Already in the 1990s, companies such as Bull used machine translation on a large scale, for all their translation activity: human translators handled pre-editing and post-editing.

Engineering

Both in re-engineering an existing software or designing a new internationalized software, the first step of internationalization is to split each potentially locale-dependent part into a separate module. Each module can then either rely on a standard library/dependency or be independently replaced as needed for each locale.
The current prevailing practice is for applications to place text in resource files which are loaded during program execution as needed. These strings, stored in resource files, are relatively easy to translate. Programs are often built to reference resource libraries depending on the selected locale data.
The storage for translatable and translated strings is sometimes called a message catalog as the strings are called messages. The catalog generally comprises a set of files in a specific localization format and a standard library to handle said format. One software library and format that aids this is gettext.

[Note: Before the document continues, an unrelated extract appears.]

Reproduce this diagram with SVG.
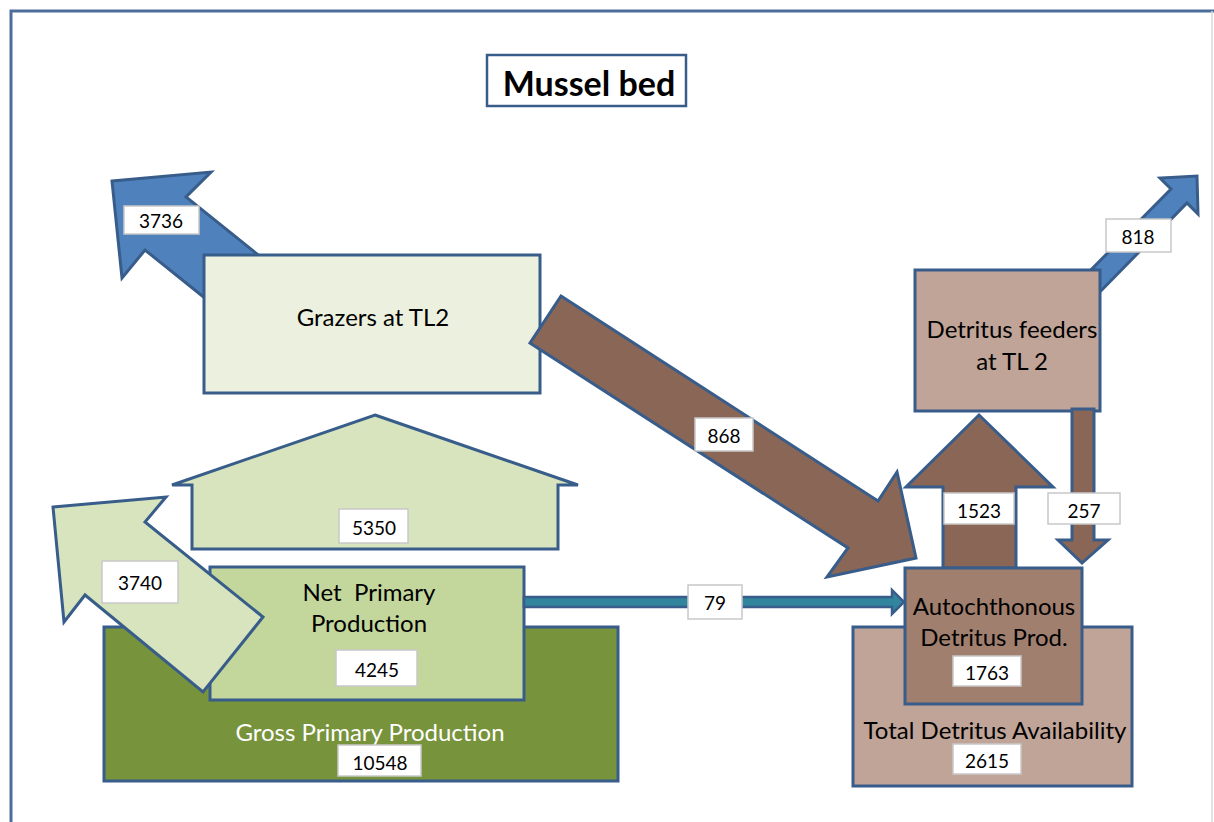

Thus to get an application to support multiple languages one would design the application to select the relevant language resource file at runtime. The code required to manage data entry verification and many other locale-sensitive data types also must support differing locale requirements. Modern development systems and operating systems include sophisticated libraries for international support of these types, see also Standard locale data above.
Many localization issues require more profound changes in the software than text translation. For example, OpenOffice.org achieves this with compilation switches.